Collected data
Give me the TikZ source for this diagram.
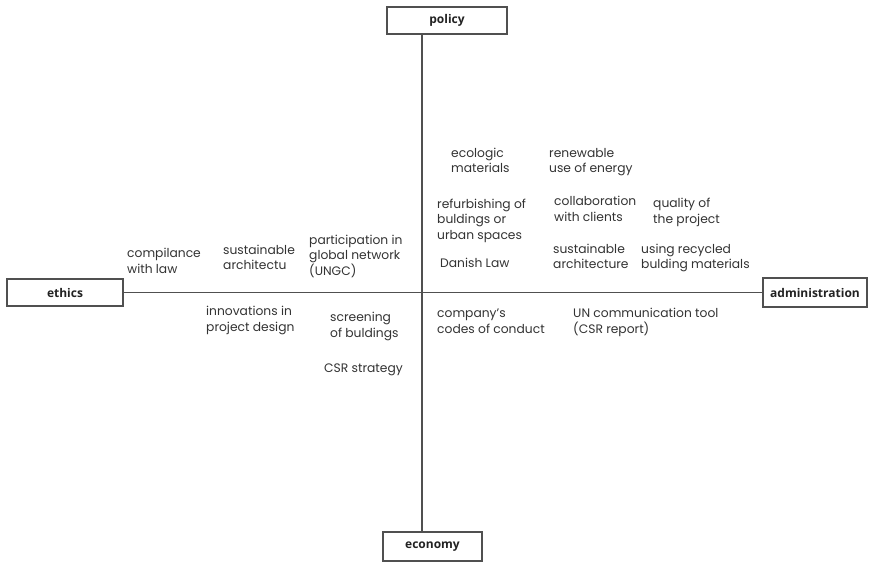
\documentclass[tikz,border=0pt]{standalone}
\usepackage{fontspec}
\setmainfont{Poppins}
\newfontfamily\boxfont{Open Sans}
\definecolor{txt}{HTML}{333333}
\definecolor{boxtxt}{HTML}{222222}
\definecolor{axis}{HTML}{505050}
\begin{document}
\begin{tikzpicture}[x=1pt,y=-1pt,
  lbl/.style={anchor=base west, align=left, inner sep=0pt, text=txt,
    font=\fontsize{12.3}{15.5}\selectfont},
  axbox/.style={draw=axis, line width=1.3pt, fill=white, inner sep=0pt,
    text=boxtxt, font=\boxfont\bfseries\fontsize{12}{14}\selectfont},
  axline/.style={draw=axis, line width=1.3pt}]
\useasboundingbox (0,0) rectangle (870,563);
\fill[white] (0,0) rectangle (870,563);
% axis boxes
\node[axbox, minimum width=120pt, minimum height=27pt] (policy) at (447,20.5) {policy};
\node[axbox, minimum width=116pt, minimum height=27pt] (ethics) at (65,292.5) {ethics};
\node[axbox, minimum width=104pt, minimum height=29pt] (admin) at (815,292.5) {administration};
\node[axbox, minimum width=99pt, minimum height=29pt] (economy) at (432.5,546.5) {economy};
\coordinate (o) at (422,292.5);
% axes
\draw[axline] (ethics.east) -- (admin.west);
\draw[axline] (o |- policy.south) -- (o |- economy.north);
% quadrant I (anchor = baseline of the last line)
\node[lbl] (ecol) at (451,172.5) {ecologic\\materials};
\node[lbl] (renew) at (549,172.5) {renewable\\use of energy};
\node[lbl] (refurb) at (437,239) {refurbishing of\\buldings or\\urban spaces};
\node[lbl] (collab) at (554,221) {collaboration\\with clients};
\node[lbl] (quality) at (653,223) {quality of\\the project};
\node[lbl] (danish) at (440,267) {Danish Law};
\node[lbl] (sustA) at (553,268.5) {sustainable\\architecture};
\node[lbl] (recyc) at (641,268.5) {using recycled\\bulding materials};
% quadrant II
\node[lbl] (compl) at (127,273) {compilance\\with law};
\node[lbl] (sustB) at (223,269.5) {sustainable\\architectu};
\node[lbl] (partic) at (309,275) {participation in\\global network\\(UNGC)};
% quadrant III
\node[lbl] (innov) at (206,331) {innovations in\\project design};
\node[lbl] (screen) at (330,337) {screening\\of buldings};
\node[lbl] (csr) at (324,372) {CSR strategy};
% quadrant IV
\node[lbl] (codes) at (437,333) {company’s\\codes of conduct};
\node[lbl] (uncom) at (573,333) {UN communication tool\\(CSR report)};
\end{tikzpicture}
\end{document}
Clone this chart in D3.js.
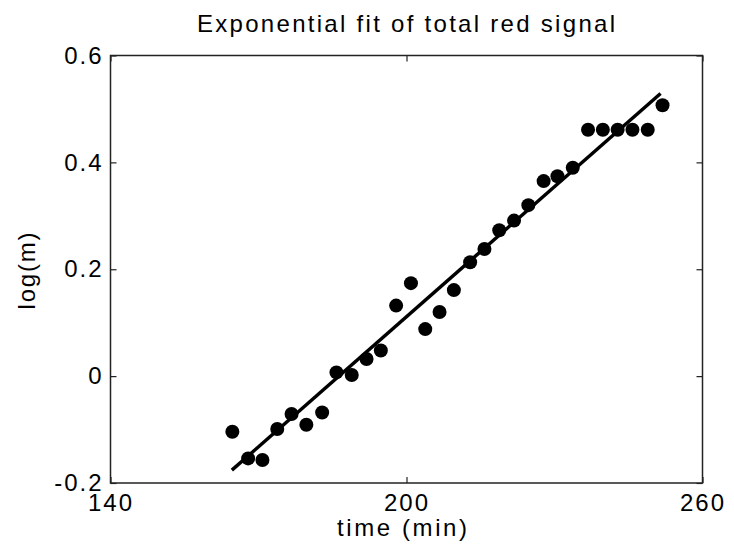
<!DOCTYPE html>
<html>
<head>
<meta charset="utf-8">
<script src="https://cdn.jsdelivr.net/npm/d3@7"></script>
<style>
  html, body { margin: 0; padding: 0; background: #fff; }
  svg { display: block; }
  text { font-family: "Liberation Sans", Arial, sans-serif; fill: #000; }
</style>
</head>
<body>
<svg id="chart" width="734" height="548"></svg>
<script>
const titleText = "Exponential fit of total red signal";
const xLabel = "time (min)";
const yLabel = "log(m)";

const timeMin = [164.7,167.9,170.8,173.8,176.7,179.7,182.9,185.8,188.9,191.9,194.8,197.9,200.9,203.8,206.7,209.6,212.9,215.8,218.8,221.8,224.7,227.8,230.6,233.7,236.8,239.8,242.8,245.8,248.9,251.9];
const logM = [-0.104,-0.154,-0.157,-0.099,-0.071,-0.091,-0.068,0.007,0.002,0.032,0.048,0.132,0.174,0.088,0.120,0.161,0.213,0.238,0.273,0.291,0.320,0.365,0.374,0.390,0.461,0.461,0.461,0.461,0.461,0.507];

const fitTime = [164.6, 251.5];
const fitLog = [-0.176, 0.529];

const xTicks = [140, 200, 260];
const yTicks = [-0.2, 0, 0.2, 0.4, 0.6];

const svg = d3.select("#chart");
const L = 110.5, R = 702.5, T = 55.5, B = 483;

const x = d3.scaleLinear().domain([140, 260]).range([L, R]);
const y = d3.scaleLinear().domain([-0.2, 0.6]).range([B, T]);

const fmtY = d => d === 0 ? "0" : d3.format(".1f")(d).replace("\u2212", "-");

// Box
svg.append("rect")
  .attr("x", L).attr("y", T).attr("width", R - L).attr("height", B - T)
  .attr("fill", "none").attr("stroke", "#222").attr("stroke-width", 1.5);

// Axes with inward ticks
const tickLen = 6;
const gx = svg.append("g").attr("transform", `translate(0,${B})`)
  .call(d3.axisBottom(x).tickValues(xTicks).tickSize(-tickLen).tickFormat(d3.format("d")));
const gxTop = svg.append("g").attr("transform", `translate(0,${T})`)
  .call(d3.axisTop(x).tickValues(xTicks).tickSize(-tickLen).tickFormat(""));
const gy = svg.append("g").attr("transform", `translate(${L},0)`)
  .call(d3.axisLeft(y).tickValues(yTicks).tickSize(-tickLen).tickPadding(7).tickFormat(fmtY));
const gyR = svg.append("g").attr("transform", `translate(${R},0)`)
  .call(d3.axisRight(y).tickValues(yTicks).tickSize(-tickLen).tickFormat(""));

[gx, gxTop, gy, gyR].forEach(g => {
  g.select(".domain").remove();
  g.selectAll(".tick line").attr("stroke", "#222").attr("stroke-width", 1.2);
  g.selectAll(".tick text")
    .style("font-family", "'Liberation Sans', Arial, sans-serif")
    .style("font-size", "24px")
    .style("letter-spacing", "2px")
    .attr("fill", "#000");
});
gx.selectAll(".tick text").attr("y", 11).attr("dy", "0.71em");

// Fit line
svg.append("path")
  .datum(fitTime.map((t, i) => [t, fitLog[i]]))
  .attr("d", d3.line().x(d => x(d[0])).y(d => y(d[1])))
  .attr("fill", "none").attr("stroke", "#000").attr("stroke-width", 3.5);

// Points
svg.append("g").selectAll("circle")
  .data(timeMin.map((t, i) => [t, logM[i]]))
  .join("circle")
  .attr("cx", d => x(d[0])).attr("cy", d => y(d[1]))
  .attr("r", 7).attr("fill", "#000");

// Title & labels
svg.append("text").attr("x", 406).attr("y", 32).attr("text-anchor", "middle")
  .style("font-size", "24px").attr("textLength", 418).attr("lengthAdjust", "spacing")
  .text(titleText);
svg.append("text").attr("x", 402).attr("y", 536).attr("text-anchor", "middle")
  .style("font-size", "24px").attr("textLength", 130).attr("lengthAdjust", "spacing")
  .text(xLabel);
svg.append("text").attr("transform", "translate(35,271) rotate(-90)").attr("text-anchor", "middle")
  .style("font-size", "24px").attr("textLength", 77).attr("lengthAdjust", "spacing")
  .text(yLabel);
</script>
</body>
</html>
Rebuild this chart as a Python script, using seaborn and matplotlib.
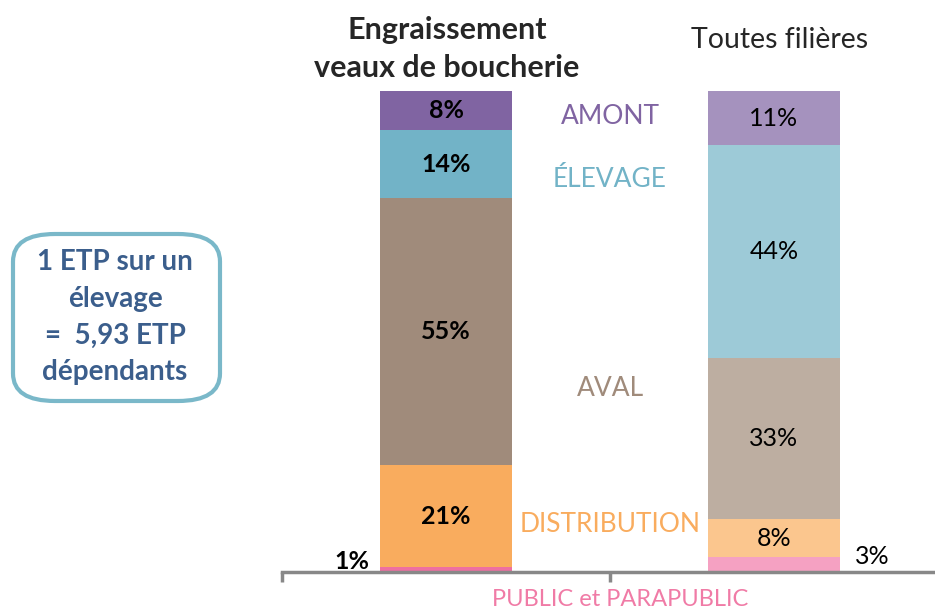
import matplotlib
matplotlib.use("Agg")
import matplotlib.pyplot as plt
from matplotlib.patches import FancyBboxPatch
import seaborn as sns

sns.set_style("white")
plt.rcParams["font.family"] = ["Lato", "DejaVu Sans"]

# Data: share of jobs by sector, per column
columns = ["Engraissement\nveaux de boucherie", "Toutes filières"]
sectors = ["PUBLIC et PARAPUBLIC", "DISTRIBUTION", "AVAL", "ÉLEVAGE", "AMONT"]
veaux = [1, 21, 55, 14, 8]
toutes = [3, 8, 33, 44, 11]

dark_colors = ["#EE6FA0", "#F9AC5E", "#A08B7B", "#72B3C7", "#8064A2"]
light_colors = ["#F5A1C2", "#FBC68E", "#BDAEA1", "#9DCAD7", "#A592BE"]
sector_label_colors = ["#F07BA6", "#F9AC5E", "#A08B7B", "#72B3C7", "#8064A2"]

fig = plt.figure(figsize=(9.35, 6.12), dpi=100)
ax = fig.add_axes([282 / 935, 40 / 612, 656 / 935, 482 / 612])

cat_keys = ["veaux", "toutes"]
for key, values, colors in [(cat_keys[0], veaux, dark_colors),
                            (cat_keys[1], toutes, light_colors)]:
    base = 0
    for v, c in zip(values, colors):
        sns.barplot(x=[key], y=[v], order=cat_keys, bottom=base, color=c,
                    width=0.405, saturation=1, linewidth=0, ax=ax)
        base += v

ax.set_xlim(-0.5, 1.5)
ax.set_ylim(0, 99.3)
ax.set_xlabel("")
ax.set_ylabel("")
ax.set_yticks([])
ax.set_xticks([-0.5, 0.5, 1.5])
ax.set_xticklabels([])
ax.tick_params(axis="x", bottom=True, direction="out", length=7, width=2.5,
               color="#888888")
for s in ["top", "right", "left"]:
    ax.spines[s].set_visible(False)
ax.spines["bottom"].set_color("#888888")
ax.spines["bottom"].set_linewidth(2.5)

# Value labels inside the bars
cum = 0
for v in veaux:
    if v >= 5:
        ax.text(0, cum + v / 2, f"{v}%", ha="center", va="center",
                fontsize=18, fontweight="bold", color="black")
    cum += v
cum = 0
for v in toutes:
    if v >= 5:
        ax.text(1, cum + v / 2, f"{v}%", ha="center", va="center",
                fontsize=18, color="black")
    cum += v

# Small shares written beside the bars
ax.text(-0.232, 2.1, f"{veaux[0]}%", ha="right", va="center",
        fontsize=18, fontweight="bold", color="black")
ax.text(1.247, 3.1, f"{toutes[0]}%", ha="left", va="center",
        fontsize=18, color="black")

# Sector names between the bars
sector_y = [None, 9.7, 37.9, 80.9, 93.8]
for i, sec in enumerate(sectors):
    if sector_y[i] is None:
        continue
    ax.text(0.5, sector_y[i], sec, ha="center", va="center", fontsize=19,
            color=sector_label_colors[i])
fig.text(620 / 935, 1 - 600 / 612, sectors[0], ha="center", va="center",
         fontsize=17, color=sector_label_colors[0])

# Column titles
fig.text(447 / 935, 1 - 49 / 612, columns[0], ha="center", va="center",
         fontsize=22, fontweight="bold", linespacing=1.4)
fig.text(780 / 935, 1 - 40 / 612, columns[1], ha="center", va="center",
         fontsize=20.5)

# Callout box
box = FancyBboxPatch((13 / 935, 1 - 401 / 612), 207 / 935, 167 / 612,
                     boxstyle="round,pad=0,rounding_size=0.045",
                     transform=fig.transFigure, facecolor="white",
                     edgecolor="#7AB8C9", linewidth=3)
fig.patches.append(box)
fig.text(115 / 935, 1 - 317 / 612,
         "1 ETP sur un\nélevage\n=  5,93 ETP\ndépendants",
         ha="center", va="center", fontsize=20, fontweight="bold",
         color="#3B5E8C", linespacing=1.52)

fig.savefig("out.png", dpi=100)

Given task:
Pick out the lines containing the string "this".

Task solution:
Give me the TikZ source for this diagram.
Clone this chart in D3.js.
Rebuild this chart as a Python script, using seaborn and matplotlib.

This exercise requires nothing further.